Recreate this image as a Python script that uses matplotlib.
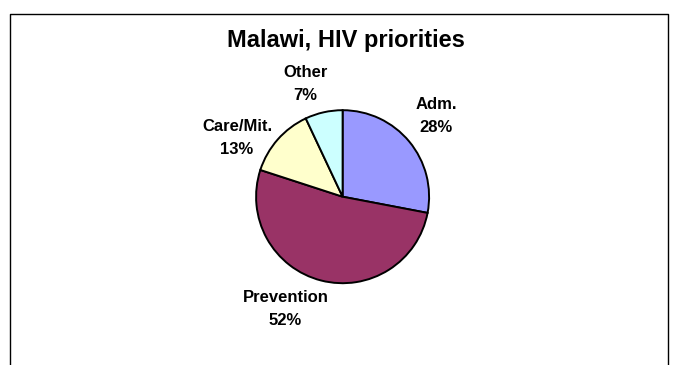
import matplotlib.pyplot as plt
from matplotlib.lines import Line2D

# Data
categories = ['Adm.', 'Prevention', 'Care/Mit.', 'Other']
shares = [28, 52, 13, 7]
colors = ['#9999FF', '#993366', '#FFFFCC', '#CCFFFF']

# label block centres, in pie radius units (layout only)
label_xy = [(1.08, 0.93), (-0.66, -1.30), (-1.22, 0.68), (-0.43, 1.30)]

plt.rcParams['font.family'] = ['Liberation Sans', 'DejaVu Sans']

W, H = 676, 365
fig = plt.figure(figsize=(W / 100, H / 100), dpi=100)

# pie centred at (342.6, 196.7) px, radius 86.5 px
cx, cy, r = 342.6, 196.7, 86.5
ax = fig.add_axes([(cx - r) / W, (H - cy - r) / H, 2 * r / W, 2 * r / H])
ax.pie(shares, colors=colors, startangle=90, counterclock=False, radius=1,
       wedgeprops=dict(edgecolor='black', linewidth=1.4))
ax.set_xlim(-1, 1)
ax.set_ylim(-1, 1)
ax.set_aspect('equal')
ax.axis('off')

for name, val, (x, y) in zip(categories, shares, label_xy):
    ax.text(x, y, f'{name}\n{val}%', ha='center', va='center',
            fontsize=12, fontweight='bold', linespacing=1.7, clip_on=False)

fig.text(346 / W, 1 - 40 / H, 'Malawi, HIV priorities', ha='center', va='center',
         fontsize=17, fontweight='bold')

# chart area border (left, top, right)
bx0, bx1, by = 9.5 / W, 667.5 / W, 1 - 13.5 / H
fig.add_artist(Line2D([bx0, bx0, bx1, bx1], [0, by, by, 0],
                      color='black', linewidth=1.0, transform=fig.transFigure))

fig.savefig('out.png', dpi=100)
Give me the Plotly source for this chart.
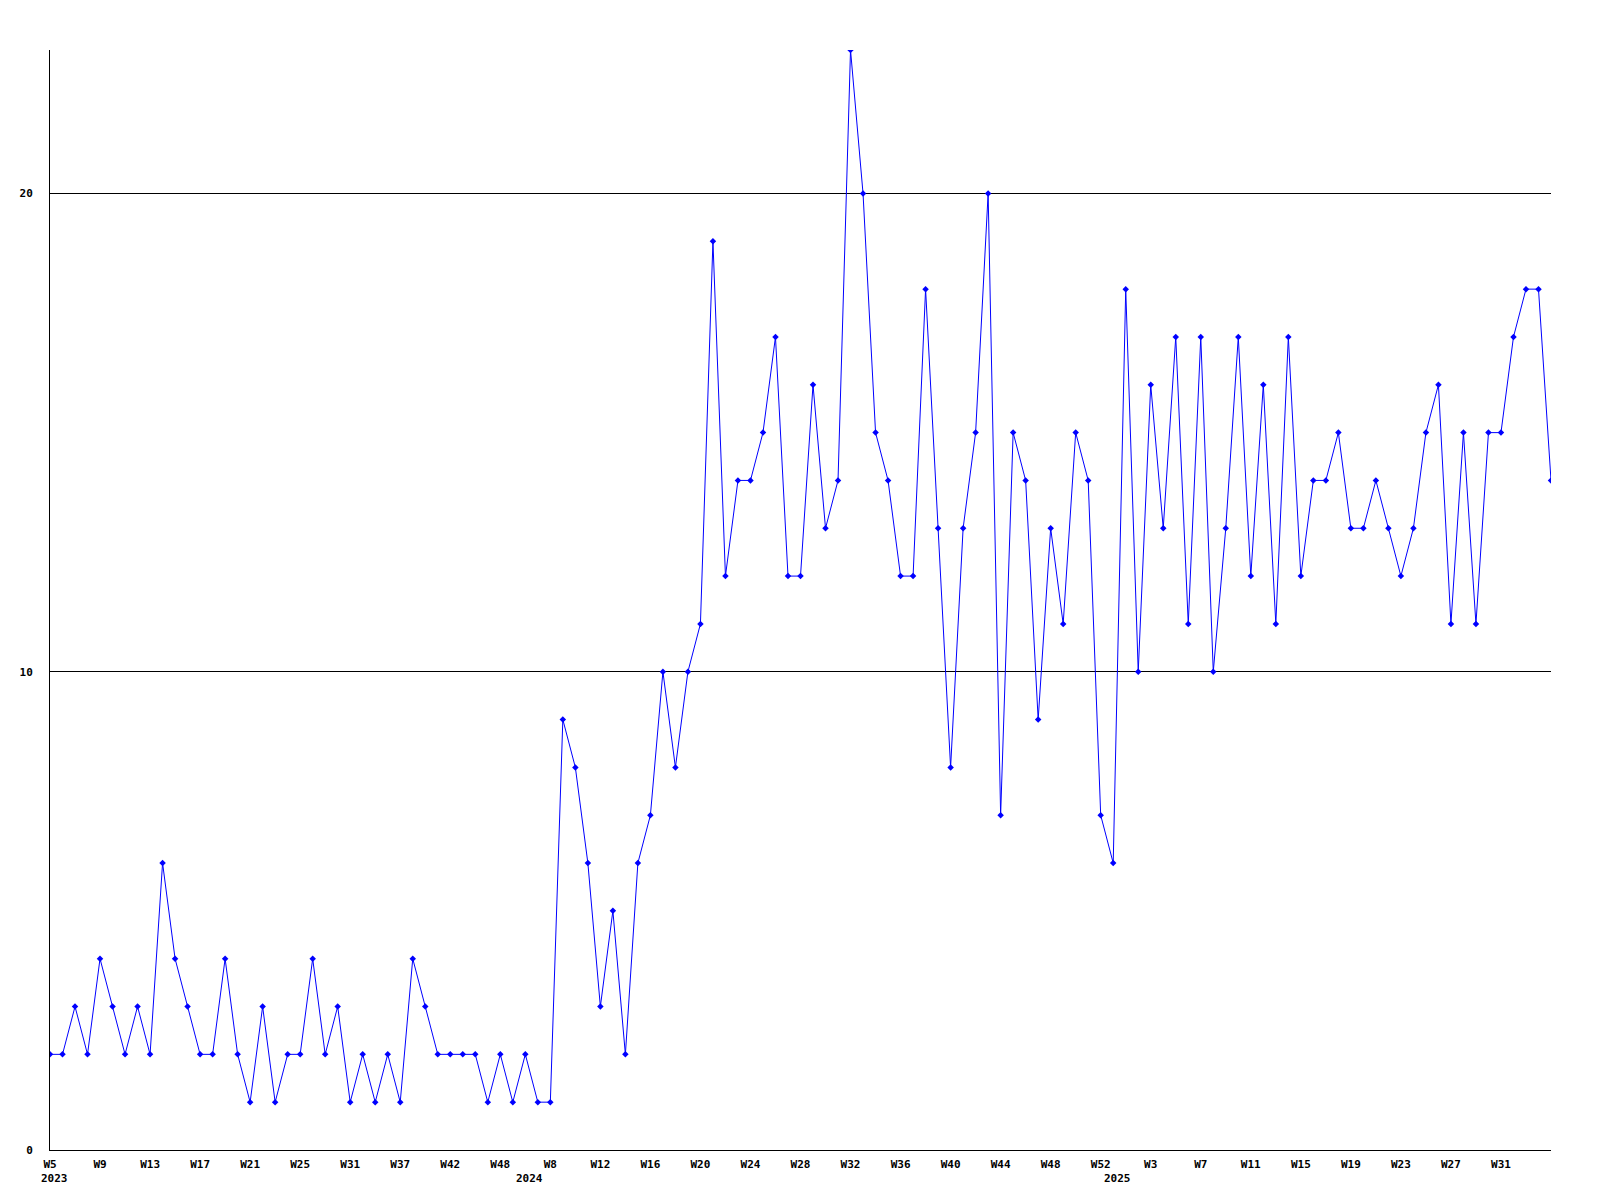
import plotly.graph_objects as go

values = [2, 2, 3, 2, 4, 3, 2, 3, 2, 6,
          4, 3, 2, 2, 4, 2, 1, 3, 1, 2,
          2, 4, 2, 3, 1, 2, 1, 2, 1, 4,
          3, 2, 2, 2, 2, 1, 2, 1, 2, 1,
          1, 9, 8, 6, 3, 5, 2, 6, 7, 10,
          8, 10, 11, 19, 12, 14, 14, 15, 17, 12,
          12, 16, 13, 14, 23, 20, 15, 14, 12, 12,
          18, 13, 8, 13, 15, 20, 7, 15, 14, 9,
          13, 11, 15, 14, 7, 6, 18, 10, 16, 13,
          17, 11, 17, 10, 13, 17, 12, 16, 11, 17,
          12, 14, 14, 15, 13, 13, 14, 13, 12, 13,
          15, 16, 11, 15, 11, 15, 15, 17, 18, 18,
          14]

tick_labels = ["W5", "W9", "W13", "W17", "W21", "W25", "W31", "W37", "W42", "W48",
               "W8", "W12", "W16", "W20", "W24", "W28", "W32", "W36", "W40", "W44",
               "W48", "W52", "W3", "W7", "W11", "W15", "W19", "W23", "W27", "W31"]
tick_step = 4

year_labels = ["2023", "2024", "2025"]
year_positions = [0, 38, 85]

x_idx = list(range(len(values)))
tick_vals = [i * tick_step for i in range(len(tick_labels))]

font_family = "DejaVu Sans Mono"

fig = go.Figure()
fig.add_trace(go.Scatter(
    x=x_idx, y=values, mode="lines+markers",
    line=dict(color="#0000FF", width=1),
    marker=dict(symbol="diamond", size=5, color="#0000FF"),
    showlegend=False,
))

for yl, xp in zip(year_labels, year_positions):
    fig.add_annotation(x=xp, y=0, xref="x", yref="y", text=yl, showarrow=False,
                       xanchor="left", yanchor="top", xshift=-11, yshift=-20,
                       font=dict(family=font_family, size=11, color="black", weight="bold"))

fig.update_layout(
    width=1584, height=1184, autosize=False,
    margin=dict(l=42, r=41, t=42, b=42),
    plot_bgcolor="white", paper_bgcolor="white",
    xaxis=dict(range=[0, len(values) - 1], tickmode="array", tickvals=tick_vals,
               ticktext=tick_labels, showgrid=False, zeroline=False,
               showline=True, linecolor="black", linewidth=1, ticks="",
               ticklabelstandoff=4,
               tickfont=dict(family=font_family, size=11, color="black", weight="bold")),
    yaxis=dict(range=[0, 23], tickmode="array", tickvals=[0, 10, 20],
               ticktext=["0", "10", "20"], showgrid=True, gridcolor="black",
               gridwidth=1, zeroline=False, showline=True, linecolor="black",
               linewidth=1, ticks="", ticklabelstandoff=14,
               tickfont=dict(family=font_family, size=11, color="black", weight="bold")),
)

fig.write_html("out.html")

----

### Aim of the task:
Write every entry out again exactly, dropping the pictures.

### Result for this exercise:
Recreate this image as a Python script that uses matplotlib.
import matplotlib.pyplot as plt
from matplotlib.lines import Line2D

# Data
categories = ['Adm.', 'Prevention', 'Care/Mit.', 'Other']
shares = [28, 52, 13, 7]
colors = ['#9999FF', '#993366', '#FFFFCC', '#CCFFFF']

# label block centres, in pie radius units (layout only)
label_xy = [(1.08, 0.93), (-0.66, -1.30), (-1.22, 0.68), (-0.43, 1.30)]

plt.rcParams['font.family'] = ['Liberation Sans', 'DejaVu Sans']

W, H = 676, 365
fig = plt.figure(figsize=(W / 100, H / 100), dpi=100)

# pie centred at (342.6, 196.7) px, radius 86.5 px
cx, cy, r = 342.6, 196.7, 86.5
ax = fig.add_axes([(cx - r) / W, (H - cy - r) / H, 2 * r / W, 2 * r / H])
ax.pie(shares, colors=colors, startangle=90, counterclock=False, radius=1,
       wedgeprops=dict(edgecolor='black', linewidth=1.4))
ax.set_xlim(-1, 1)
ax.set_ylim(-1, 1)
ax.set_aspect('equal')
ax.axis('off')

for name, val, (x, y) in zip(categories, shares, label_xy):
    ax.text(x, y, f'{name}\n{val}%', ha='center', va='center',
            fontsize=12, fontweight='bold', linespacing=1.7, clip_on=False)

fig.text(346 / W, 1 - 40 / H, 'Malawi, HIV priorities', ha='center', va='center',
         fontsize=17, fontweight='bold')

# chart area border (left, top, right)
bx0, bx1, by = 9.5 / W, 667.5 / W, 1 - 13.5 / H
fig.add_artist(Line2D([bx0, bx0, bx1, bx1], [0, by, by, 0],
                      color='black', linewidth=1.0, transform=fig.transFigure))

fig.savefig('out.png', dpi=100)
Give me the Plotly source for this chart.
import plotly.graph_objects as go

values = [2, 2, 3, 2, 4, 3, 2, 3, 2, 6,
          4, 3, 2, 2, 4, 2, 1, 3, 1, 2,
          2, 4, 2, 3, 1, 2, 1, 2, 1, 4,
          3, 2, 2, 2, 2, 1, 2, 1, 2, 1,
          1, 9, 8, 6, 3, 5, 2, 6, 7, 10,
          8, 10, 11, 19, 12, 14, 14, 15, 17, 12,
          12, 16, 13, 14, 23, 20, 15, 14, 12, 12,
          18, 13, 8, 13, 15, 20, 7, 15, 14, 9,
          13, 11, 15, 14, 7, 6, 18, 10, 16, 13,
          17, 11, 17, 10, 13, 17, 12, 16, 11, 17,
          12, 14, 14, 15, 13, 13, 14, 13, 12, 13,
          15, 16, 11, 15, 11, 15, 15, 17, 18, 18,
          14]

tick_labels = ["W5", "W9", "W13", "W17", "W21", "W25", "W31", "W37", "W42", "W48",
               "W8", "W12", "W16", "W20", "W24", "W28", "W32", "W36", "W40", "W44",
               "W48", "W52", "W3", "W7", "W11", "W15", "W19", "W23", "W27", "W31"]
tick_step = 4

year_labels = ["2023", "2024", "2025"]
year_positions = [0, 38, 85]

x_idx = list(range(len(values)))
tick_vals = [i * tick_step for i in range(len(tick_labels))]

font_family = "DejaVu Sans Mono"

fig = go.Figure()
fig.add_trace(go.Scatter(
    x=x_idx, y=values, mode="lines+markers",
    line=dict(color="#0000FF", width=1),
    marker=dict(symbol="diamond", size=5, color="#0000FF"),
    showlegend=False,
))

for yl, xp in zip(year_labels, year_positions):
    fig.add_annotation(x=xp, y=0, xref="x", yref="y", text=yl, showarrow=False,
                       xanchor="left", yanchor="top", xshift=-11, yshift=-20,
                       font=dict(family=font_family, size=11, color="black", weight="bold"))

fig.update_layout(
    width=1584, height=1184, autosize=False,
    margin=dict(l=42, r=41, t=42, b=42),
    plot_bgcolor="white", paper_bgcolor="white",
    xaxis=dict(range=[0, len(values) - 1], tickmode="array", tickvals=tick_vals,
               ticktext=tick_labels, showgrid=False, zeroline=False,
               showline=True, linecolor="black", linewidth=1, ticks="",
               ticklabelstandoff=4,
               tickfont=dict(family=font_family, size=11, color="black", weight="bold")),
    yaxis=dict(range=[0, 23], tickmode="array", tickvals=[0, 10, 20],
               ticktext=["0", "10", "20"], showgrid=True, gridcolor="black",
               gridwidth=1, zeroline=False, showline=True, linecolor="black",
               linewidth=1, ticks="", ticklabelstandoff=14,
               tickfont=dict(family=font_family, size=11, color="black", weight="bold")),
)

fig.write_html("out.html")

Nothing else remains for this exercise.